The nice, soft-spoken kid from south Georgia, known for being smart enough to graduate from Virginia in three-and-a-half years, hasn’t shown much emotion in his two games at Georgia. That changed Saturday night. A lot changed for him.
So after several touchdowns during Georgia’s 52-20 rout of South Carolina, Lambert showed some uncharacteristic personal flair.
“Tonight, I don’t know, I was feeding off of the crowd a little bit,” he said. “You run out of the tunnel and you know the game and all that but you don’t know until you’re there.
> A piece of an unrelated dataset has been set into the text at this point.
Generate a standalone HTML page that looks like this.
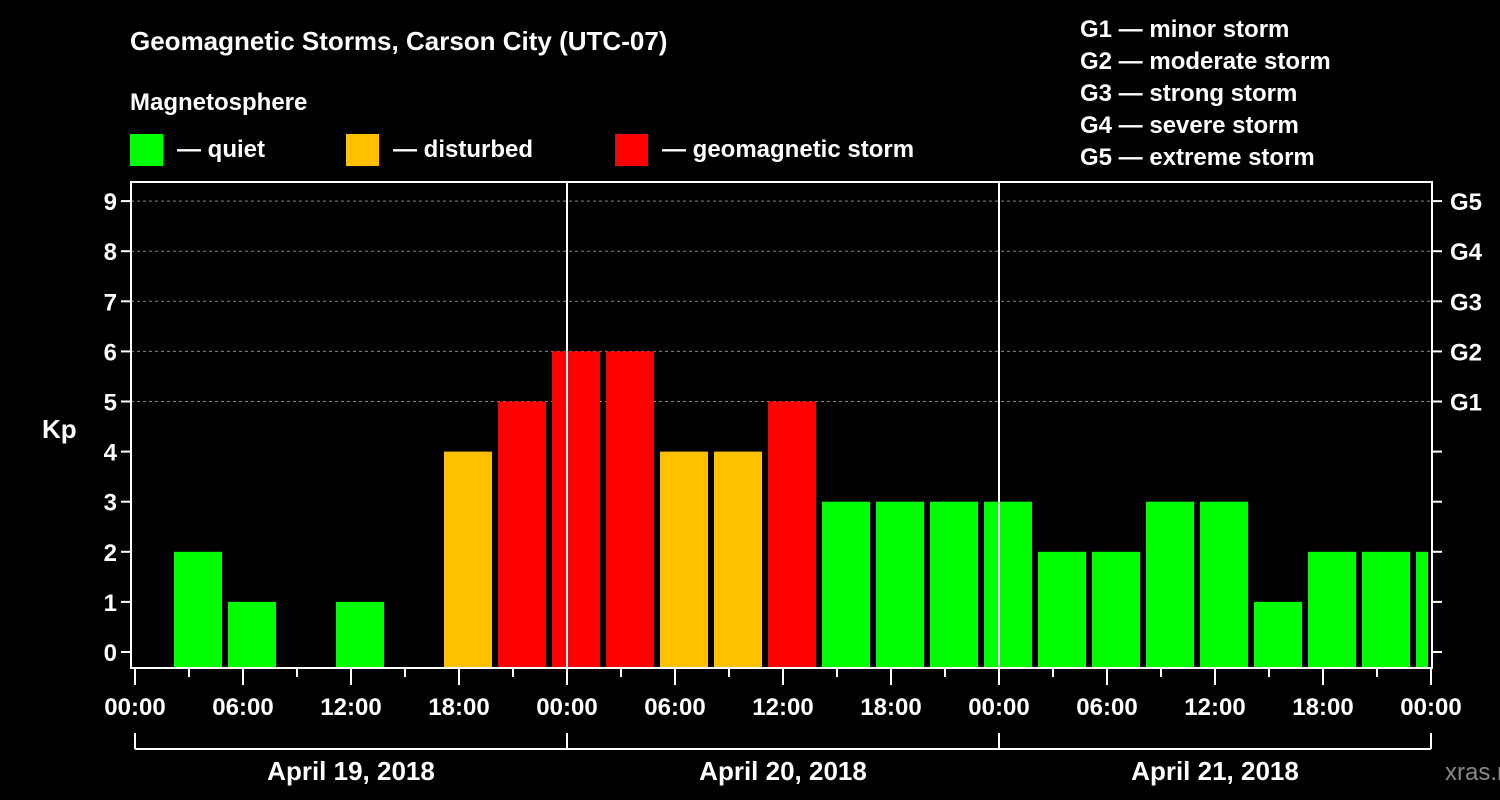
<!DOCTYPE html>
<html><head><meta charset="utf-8"><style>
html,body{margin:0;padding:0;background:#000;}
svg{display:block;font-family:"Liberation Sans",Arial,sans-serif;font-weight:bold;}
</style></head><body>
<svg id="chart" width="1500" height="800" viewBox="0 0 1500 800">
<rect width="1500" height="800" fill="#000"/>
<text x="130" y="50" fill="#fff" font-size="26">Geomagnetic Storms, Carson City (UTC-07)</text>
<text x="130" y="110" fill="#fff" font-size="24">Magnetosphere</text>
<g><rect x="130" y="134" width="33" height="32" fill="#00ff00"/><text x="177" y="157" fill="#fff" font-size="24">— quiet</text></g>
<g><rect x="346" y="134" width="33" height="32" fill="#ffc000"/><text x="393" y="157" fill="#fff" font-size="24">— disturbed</text></g>
<g><rect x="615" y="134" width="33" height="32" fill="#ff0000"/><text x="662" y="157" fill="#fff" font-size="24">— geomagnetic storm</text></g>
<g fill="#fff" font-size="24">
<text x="1080" y="37">G1 — minor storm</text>
<text x="1080" y="69">G2 — moderate storm</text>
<text x="1080" y="101">G3 — strong storm</text>
<text x="1080" y="133">G4 — severe storm</text>
<text x="1080" y="165">G5 — extreme storm</text>
</g>
<text x="42" y="438" fill="#fff" font-size="26">Kp</text>
<text x="1445" y="780" fill="#888" font-size="24" font-weight="normal">xras.ru</text>
<g id="grid"></g><g id="bars"></g><g id="axes"></g>
</svg>
<script>
const kpValues=[2,1,0,1,0,4,5,6,6,4,4,5,3,3,3,3,2,2,3,3,1,2,2,2];
const yTicks=[0,1,2,3,4,5,6,7,8,9];
const gLabels=["G1","G2","G3","G4","G5"];
const xLabels=["00:00","06:00","12:00","18:00","00:00","06:00","12:00","18:00","00:00","06:00","12:00","18:00","00:00"];
const dayLabels=["April 19, 2018","April 20, 2018","April 21, 2018"];
const NS="http://www.w3.org/2000/svg";
const L=131,R=1432,T=182,B=668,X0=135,PXH=18;
const y=v=>652-50.1*v;
const x=h=>X0+h*PXH;
function mk(tag,attrs,parent,text){const e=document.createElementNS(NS,tag);for(const k in attrs)e.setAttribute(k,attrs[k]);if(text!==undefined)e.textContent=text;parent.appendChild(e);return e;}
const grid=document.getElementById('grid'),bars=document.getElementById('bars'),axes=document.getElementById('axes');
function col(v){return v>=5?"#ff0000":v>=4?"#ffc000":"#00ff00";}
kpValues.forEach((v,i)=>{if(v<=0)return;const s=2+3*i;const x1=x(s)+3;let x2=x(s+3)-3;x2=Math.min(x2,R-4);
const r=mk('rect',{x:x1,y:y(v),width:x2-x1,height:B-y(v),fill:col(v)},bars);

});
yTicks.forEach(v=>{
 if(v>=5){const g=mk('line',{x1:L,x2:R,y1:y(v),y2:y(v),stroke:"#888","stroke-dasharray":"3,3","stroke-width":1},grid);
 
 
 const gl=mk('text',{x:1450,y:y(v)+9,fill:"#fff","font-size":24},axes,gLabels[v-5]);
 
 }
 mk('line',{x1:L-10,x2:L,y1:y(v),y2:y(v),stroke:"#fff","stroke-width":2},axes);
 mk('line',{x1:R,x2:R+10,y1:y(v),y2:y(v),stroke:"#fff","stroke-width":2},axes);
 const t=mk('text',{x:L-14,y:y(v)+9,fill:"#fff","font-size":24,"text-anchor":"end"},axes,String(v));
 
 
});
mk('rect',{x:L,y:T,width:R-L,height:B-T,fill:"none",stroke:"#fff","stroke-width":2},axes);
[24,48].forEach(h=>mk('line',{x1:x(h),x2:x(h),y1:T,y2:B,stroke:"#fff","stroke-width":2},axes));
for(let h=0;h<=72;h+=3){const major=h%6===0;mk('line',{x1:x(h),x2:x(h),y1:B,y2:major?B+17:B+9,stroke:"#fff","stroke-width":2},axes);}
xLabels.forEach((s,i)=>{const t=mk('text',{x:x(i*6),y:715,fill:"#fff","font-size":24,"text-anchor":"middle"},axes,s);

});
mk('line',{x1:x(0),x2:x(72),y1:749,y2:749,stroke:"#fff","stroke-width":2},axes);
[0,24,48,72].forEach(h=>mk('line',{x1:x(h),x2:x(h),y1:733,y2:749,stroke:"#fff","stroke-width":2},axes));
dayLabels.forEach((s,i)=>{const t=mk('text',{x:x(i*24+12),y:780,fill:"#fff","font-size":26,"text-anchor":"middle"},axes,s);

});
</script>
</body></html>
To see all those people, it was just very electric, and I was definitely feeding off of that.”
That, and yes, Lambert was also unloading a bit of the emotion that came from this past week, when the critics were out on him for last week’s performance at Vanderbilt.
“Some of it might have been a little bit of a chip, maybe,” Lambert said. “But I would honestly just say that I love this game, and I love playing it. When we’re winning and things are going well it’s a lot of fun.”
Plenty of people felt Saturday would be a referendum game for Lambert, a last chance to hold onto the starting job. If it felt that way to the quarterback himself he didn’t show it, according to freshman tight end Jackson Harris.
“He has done a great job of completely blocking out all the noise. You wouldn’t even notice it from him,” Harris said. “This week in practice he led us, and let us have a great week. We were just connecting: Receivers, quarterback, o-line, the whole offense was clicking, and I just felt like he was the leader of it.”
Then the emotion poured out on Saturday. Of course, Lambert wasn’t alone.
As the game neared an end there was plenty of chippiness on both sides. There were a couple scrums that had to be broken up the officials, and Lambert had to come over to pull some teammates away.
Georgia coach Mark Richt finally ordered Lambert to call timeout, partly to end the chippiness.
“I wanted to remind the guys: You swing, you get mad or you get chippy and you get some kind of a foul where you swing on somebody you’re not playing next week. You’ll be out,” Richt said. “Then I also said that’s just not the way we do things here at Georgia. So don’t do that.
“Thankfully it didn’t escalate into something stupid.”